### Task objective
Only the lines from the top of the listing below to the line that has "import seaborn as sns" should be echoed, with both ends kept and pictures left out.

### Data shown
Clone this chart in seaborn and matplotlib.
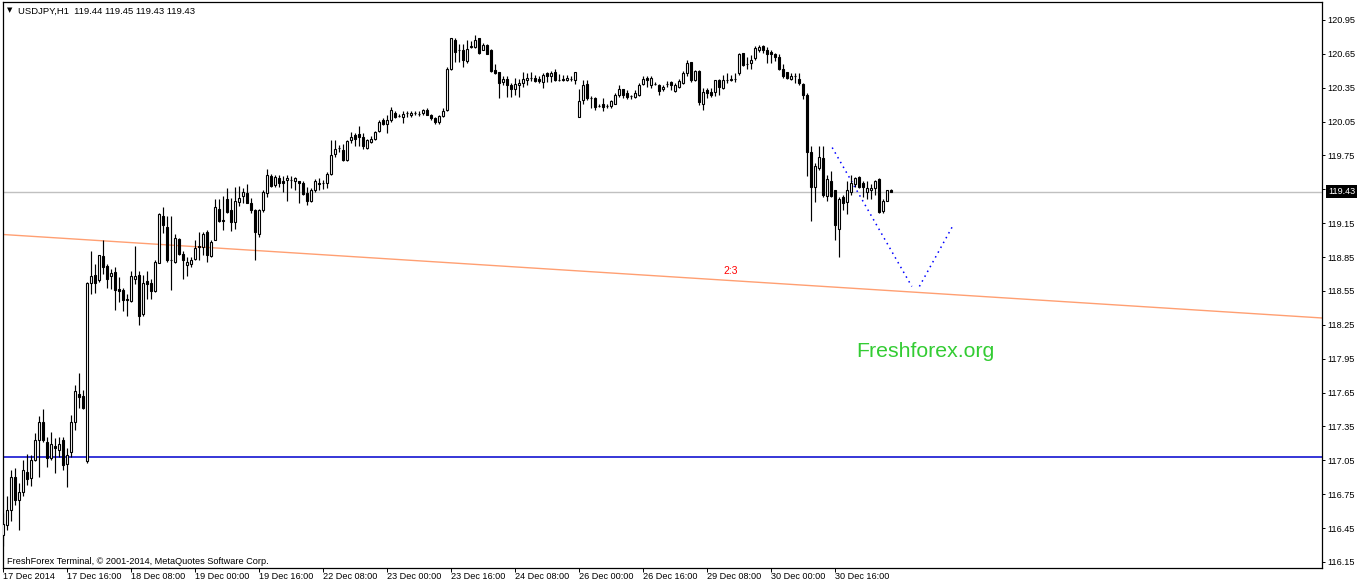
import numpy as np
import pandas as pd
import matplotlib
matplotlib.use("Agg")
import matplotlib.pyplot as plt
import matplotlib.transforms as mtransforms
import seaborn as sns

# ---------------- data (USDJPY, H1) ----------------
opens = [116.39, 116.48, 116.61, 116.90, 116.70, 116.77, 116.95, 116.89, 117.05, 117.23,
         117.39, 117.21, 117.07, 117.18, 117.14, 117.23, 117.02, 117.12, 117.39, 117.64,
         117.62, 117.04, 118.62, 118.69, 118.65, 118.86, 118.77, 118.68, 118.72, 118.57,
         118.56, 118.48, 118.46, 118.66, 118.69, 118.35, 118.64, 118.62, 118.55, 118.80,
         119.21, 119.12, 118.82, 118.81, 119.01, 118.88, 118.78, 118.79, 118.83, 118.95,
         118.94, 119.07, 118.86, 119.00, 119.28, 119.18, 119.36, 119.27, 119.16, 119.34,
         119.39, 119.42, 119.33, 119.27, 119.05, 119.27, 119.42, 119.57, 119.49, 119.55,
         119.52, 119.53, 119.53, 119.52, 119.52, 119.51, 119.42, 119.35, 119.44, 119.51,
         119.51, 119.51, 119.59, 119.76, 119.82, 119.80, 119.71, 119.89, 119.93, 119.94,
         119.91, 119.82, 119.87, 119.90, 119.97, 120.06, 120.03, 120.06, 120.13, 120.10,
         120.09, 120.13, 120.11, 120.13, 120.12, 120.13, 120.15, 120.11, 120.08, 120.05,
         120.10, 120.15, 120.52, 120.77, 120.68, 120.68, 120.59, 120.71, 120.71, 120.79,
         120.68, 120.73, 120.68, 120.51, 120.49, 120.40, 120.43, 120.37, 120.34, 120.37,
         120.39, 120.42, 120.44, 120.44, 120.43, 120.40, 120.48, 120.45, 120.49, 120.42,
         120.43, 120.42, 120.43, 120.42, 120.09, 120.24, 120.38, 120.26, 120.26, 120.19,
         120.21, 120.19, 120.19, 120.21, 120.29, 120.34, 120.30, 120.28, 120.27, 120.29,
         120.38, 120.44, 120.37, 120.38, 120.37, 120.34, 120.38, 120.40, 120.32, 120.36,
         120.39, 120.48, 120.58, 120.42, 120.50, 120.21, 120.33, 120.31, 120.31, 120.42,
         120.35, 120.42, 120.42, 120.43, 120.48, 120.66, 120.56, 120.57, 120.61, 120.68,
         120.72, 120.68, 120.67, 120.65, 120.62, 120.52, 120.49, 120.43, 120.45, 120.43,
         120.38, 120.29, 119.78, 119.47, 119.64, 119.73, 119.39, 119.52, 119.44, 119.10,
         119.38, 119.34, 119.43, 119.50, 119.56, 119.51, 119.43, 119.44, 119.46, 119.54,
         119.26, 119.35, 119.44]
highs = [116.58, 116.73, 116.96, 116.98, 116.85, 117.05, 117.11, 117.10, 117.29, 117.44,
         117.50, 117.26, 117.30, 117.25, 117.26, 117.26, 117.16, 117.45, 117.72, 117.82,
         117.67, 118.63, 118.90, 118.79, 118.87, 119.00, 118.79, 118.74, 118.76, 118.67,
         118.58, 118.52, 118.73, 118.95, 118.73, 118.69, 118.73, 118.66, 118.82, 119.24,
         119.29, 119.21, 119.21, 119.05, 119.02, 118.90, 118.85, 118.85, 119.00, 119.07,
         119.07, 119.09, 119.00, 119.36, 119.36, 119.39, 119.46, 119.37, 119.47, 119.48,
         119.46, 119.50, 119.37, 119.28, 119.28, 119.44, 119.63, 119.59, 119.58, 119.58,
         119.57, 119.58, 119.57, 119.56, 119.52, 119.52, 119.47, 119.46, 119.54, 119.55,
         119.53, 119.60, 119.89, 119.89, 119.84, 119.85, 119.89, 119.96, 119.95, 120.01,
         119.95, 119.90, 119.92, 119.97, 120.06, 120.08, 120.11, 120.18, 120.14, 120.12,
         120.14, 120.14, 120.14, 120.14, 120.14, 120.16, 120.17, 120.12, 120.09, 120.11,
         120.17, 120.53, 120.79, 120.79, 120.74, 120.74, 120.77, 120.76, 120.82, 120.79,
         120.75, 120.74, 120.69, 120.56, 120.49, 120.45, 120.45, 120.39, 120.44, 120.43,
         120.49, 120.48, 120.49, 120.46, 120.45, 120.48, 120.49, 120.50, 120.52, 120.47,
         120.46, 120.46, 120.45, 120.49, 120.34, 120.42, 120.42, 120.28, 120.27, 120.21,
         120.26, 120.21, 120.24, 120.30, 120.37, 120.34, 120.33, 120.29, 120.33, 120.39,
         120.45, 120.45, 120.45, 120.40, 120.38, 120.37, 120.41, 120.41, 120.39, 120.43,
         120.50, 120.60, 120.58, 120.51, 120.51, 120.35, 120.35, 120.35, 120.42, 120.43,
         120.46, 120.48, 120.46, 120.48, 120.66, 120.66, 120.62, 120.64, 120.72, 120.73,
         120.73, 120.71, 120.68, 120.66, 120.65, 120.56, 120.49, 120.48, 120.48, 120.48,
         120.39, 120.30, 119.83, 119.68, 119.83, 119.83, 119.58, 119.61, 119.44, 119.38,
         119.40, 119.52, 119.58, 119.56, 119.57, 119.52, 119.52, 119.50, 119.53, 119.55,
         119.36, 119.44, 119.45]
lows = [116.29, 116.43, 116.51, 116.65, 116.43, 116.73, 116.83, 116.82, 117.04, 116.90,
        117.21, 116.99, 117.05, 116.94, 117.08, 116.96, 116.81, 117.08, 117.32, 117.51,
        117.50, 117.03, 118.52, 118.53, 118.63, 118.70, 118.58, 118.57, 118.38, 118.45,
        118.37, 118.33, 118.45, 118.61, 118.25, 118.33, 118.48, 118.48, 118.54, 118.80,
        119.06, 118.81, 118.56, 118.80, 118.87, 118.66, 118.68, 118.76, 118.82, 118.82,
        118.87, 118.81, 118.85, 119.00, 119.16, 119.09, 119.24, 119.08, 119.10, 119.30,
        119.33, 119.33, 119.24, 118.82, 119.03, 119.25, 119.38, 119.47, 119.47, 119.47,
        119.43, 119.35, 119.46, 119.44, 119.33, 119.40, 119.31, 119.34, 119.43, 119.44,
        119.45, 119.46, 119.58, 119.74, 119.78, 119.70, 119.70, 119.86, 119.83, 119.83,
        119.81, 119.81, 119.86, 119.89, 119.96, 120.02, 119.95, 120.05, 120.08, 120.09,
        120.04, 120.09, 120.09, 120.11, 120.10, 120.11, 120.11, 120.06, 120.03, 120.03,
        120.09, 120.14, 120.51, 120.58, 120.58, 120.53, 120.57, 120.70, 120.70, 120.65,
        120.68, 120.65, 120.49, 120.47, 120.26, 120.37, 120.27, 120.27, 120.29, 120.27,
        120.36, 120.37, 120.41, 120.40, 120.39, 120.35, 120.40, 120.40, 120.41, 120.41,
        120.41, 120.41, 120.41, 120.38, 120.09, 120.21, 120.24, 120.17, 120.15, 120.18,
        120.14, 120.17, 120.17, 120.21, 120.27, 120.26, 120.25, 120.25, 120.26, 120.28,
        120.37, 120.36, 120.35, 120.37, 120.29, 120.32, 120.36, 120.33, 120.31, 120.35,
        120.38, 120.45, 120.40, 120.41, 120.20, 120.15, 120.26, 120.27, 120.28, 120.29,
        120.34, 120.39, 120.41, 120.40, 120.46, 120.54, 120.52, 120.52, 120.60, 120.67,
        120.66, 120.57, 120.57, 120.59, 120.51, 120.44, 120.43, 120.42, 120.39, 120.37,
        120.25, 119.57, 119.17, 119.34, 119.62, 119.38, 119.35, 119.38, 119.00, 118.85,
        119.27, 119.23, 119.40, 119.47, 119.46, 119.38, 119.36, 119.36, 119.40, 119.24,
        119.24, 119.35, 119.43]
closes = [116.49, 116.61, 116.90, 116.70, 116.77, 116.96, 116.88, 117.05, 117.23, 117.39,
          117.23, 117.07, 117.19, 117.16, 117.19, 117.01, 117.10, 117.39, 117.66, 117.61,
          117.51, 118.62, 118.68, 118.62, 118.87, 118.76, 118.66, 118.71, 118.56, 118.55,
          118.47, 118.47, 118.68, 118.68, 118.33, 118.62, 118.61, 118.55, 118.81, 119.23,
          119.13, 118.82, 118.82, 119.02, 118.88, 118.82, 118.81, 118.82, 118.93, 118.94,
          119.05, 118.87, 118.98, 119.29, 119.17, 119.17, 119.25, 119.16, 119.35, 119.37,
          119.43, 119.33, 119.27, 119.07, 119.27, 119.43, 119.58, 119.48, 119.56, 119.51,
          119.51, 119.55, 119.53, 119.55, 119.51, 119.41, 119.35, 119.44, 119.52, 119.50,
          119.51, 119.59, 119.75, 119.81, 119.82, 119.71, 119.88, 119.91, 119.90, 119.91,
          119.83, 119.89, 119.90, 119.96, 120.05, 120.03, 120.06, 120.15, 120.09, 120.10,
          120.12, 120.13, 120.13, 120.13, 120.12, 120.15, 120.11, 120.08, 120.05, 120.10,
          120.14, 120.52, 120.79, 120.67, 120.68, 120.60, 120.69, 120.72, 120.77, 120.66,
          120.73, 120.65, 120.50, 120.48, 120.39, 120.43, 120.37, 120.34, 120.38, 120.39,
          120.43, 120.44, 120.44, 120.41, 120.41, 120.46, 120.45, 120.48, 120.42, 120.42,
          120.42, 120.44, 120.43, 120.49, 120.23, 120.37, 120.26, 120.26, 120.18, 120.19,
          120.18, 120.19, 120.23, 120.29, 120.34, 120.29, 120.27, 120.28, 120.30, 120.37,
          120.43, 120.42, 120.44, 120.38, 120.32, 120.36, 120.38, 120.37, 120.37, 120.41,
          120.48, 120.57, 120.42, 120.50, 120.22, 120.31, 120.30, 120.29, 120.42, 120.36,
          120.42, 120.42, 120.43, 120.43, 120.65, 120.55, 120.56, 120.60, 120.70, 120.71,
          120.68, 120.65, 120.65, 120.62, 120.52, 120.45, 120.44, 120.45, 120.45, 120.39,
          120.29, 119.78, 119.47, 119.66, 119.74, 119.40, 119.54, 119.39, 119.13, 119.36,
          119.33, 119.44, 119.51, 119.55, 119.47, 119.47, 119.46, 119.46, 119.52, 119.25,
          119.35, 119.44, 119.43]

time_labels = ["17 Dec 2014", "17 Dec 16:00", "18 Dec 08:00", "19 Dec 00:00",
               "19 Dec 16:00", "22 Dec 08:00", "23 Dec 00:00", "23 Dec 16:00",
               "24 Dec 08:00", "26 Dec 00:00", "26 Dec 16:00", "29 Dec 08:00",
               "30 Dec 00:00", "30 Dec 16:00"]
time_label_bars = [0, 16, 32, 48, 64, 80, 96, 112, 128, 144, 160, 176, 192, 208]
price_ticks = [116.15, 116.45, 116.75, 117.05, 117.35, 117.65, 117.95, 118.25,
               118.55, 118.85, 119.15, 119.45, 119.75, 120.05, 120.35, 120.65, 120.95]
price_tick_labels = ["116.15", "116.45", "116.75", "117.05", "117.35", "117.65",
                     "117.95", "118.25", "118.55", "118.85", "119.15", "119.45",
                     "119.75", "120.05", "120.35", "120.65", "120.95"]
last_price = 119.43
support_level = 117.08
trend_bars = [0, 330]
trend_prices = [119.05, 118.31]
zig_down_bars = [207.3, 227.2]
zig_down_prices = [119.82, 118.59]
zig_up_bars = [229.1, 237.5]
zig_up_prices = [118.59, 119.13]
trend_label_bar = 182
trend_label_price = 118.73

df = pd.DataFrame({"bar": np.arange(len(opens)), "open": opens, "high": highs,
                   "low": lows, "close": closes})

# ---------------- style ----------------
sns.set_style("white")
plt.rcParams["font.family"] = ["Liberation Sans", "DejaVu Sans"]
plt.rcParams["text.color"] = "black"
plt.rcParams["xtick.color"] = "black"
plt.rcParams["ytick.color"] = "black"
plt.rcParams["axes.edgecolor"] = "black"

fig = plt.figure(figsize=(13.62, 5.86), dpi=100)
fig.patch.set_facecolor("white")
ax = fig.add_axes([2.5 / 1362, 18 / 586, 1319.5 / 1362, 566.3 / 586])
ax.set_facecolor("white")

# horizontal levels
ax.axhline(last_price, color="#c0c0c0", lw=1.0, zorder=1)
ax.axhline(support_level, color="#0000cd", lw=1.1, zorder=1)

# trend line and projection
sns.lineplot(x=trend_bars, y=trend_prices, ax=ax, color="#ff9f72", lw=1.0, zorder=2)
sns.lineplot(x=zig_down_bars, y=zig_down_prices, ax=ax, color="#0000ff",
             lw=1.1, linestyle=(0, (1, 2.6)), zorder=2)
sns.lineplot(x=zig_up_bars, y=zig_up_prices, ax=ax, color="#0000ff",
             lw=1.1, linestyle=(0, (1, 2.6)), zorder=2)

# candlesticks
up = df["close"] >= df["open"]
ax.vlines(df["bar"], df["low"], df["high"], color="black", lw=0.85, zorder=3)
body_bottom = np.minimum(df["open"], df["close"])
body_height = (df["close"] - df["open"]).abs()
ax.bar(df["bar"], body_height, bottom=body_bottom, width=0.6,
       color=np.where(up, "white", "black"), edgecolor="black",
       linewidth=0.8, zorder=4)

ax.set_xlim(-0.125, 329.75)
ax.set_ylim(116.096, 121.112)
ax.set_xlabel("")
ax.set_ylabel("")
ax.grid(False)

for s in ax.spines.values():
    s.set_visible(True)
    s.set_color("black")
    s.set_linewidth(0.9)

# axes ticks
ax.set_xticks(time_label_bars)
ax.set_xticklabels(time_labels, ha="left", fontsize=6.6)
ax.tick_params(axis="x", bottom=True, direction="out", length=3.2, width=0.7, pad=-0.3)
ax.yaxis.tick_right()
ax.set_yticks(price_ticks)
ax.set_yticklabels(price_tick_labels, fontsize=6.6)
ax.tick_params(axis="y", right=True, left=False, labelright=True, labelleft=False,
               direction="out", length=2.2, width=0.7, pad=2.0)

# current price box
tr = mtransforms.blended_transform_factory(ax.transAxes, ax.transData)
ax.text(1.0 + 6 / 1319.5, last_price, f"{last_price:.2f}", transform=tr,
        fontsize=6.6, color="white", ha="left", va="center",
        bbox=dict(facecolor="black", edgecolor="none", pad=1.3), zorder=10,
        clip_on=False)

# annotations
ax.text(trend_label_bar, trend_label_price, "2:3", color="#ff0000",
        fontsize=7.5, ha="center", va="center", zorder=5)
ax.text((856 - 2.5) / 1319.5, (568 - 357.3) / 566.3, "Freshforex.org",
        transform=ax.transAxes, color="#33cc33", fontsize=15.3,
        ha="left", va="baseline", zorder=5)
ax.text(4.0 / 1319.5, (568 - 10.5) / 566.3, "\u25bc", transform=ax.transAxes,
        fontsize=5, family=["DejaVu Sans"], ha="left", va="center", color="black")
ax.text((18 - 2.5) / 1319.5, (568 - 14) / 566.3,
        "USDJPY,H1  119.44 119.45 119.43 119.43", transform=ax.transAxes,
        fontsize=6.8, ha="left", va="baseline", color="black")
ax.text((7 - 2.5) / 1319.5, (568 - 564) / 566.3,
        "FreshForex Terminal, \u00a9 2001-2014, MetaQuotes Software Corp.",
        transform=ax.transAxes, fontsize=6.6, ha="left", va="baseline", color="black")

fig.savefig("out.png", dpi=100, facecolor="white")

### The answer
Clone this chart in seaborn and matplotlib.
import numpy as np
import pandas as pd
import matplotlib
matplotlib.use("Agg")
import matplotlib.pyplot as plt
import matplotlib.transforms as mtransforms
import seaborn as sns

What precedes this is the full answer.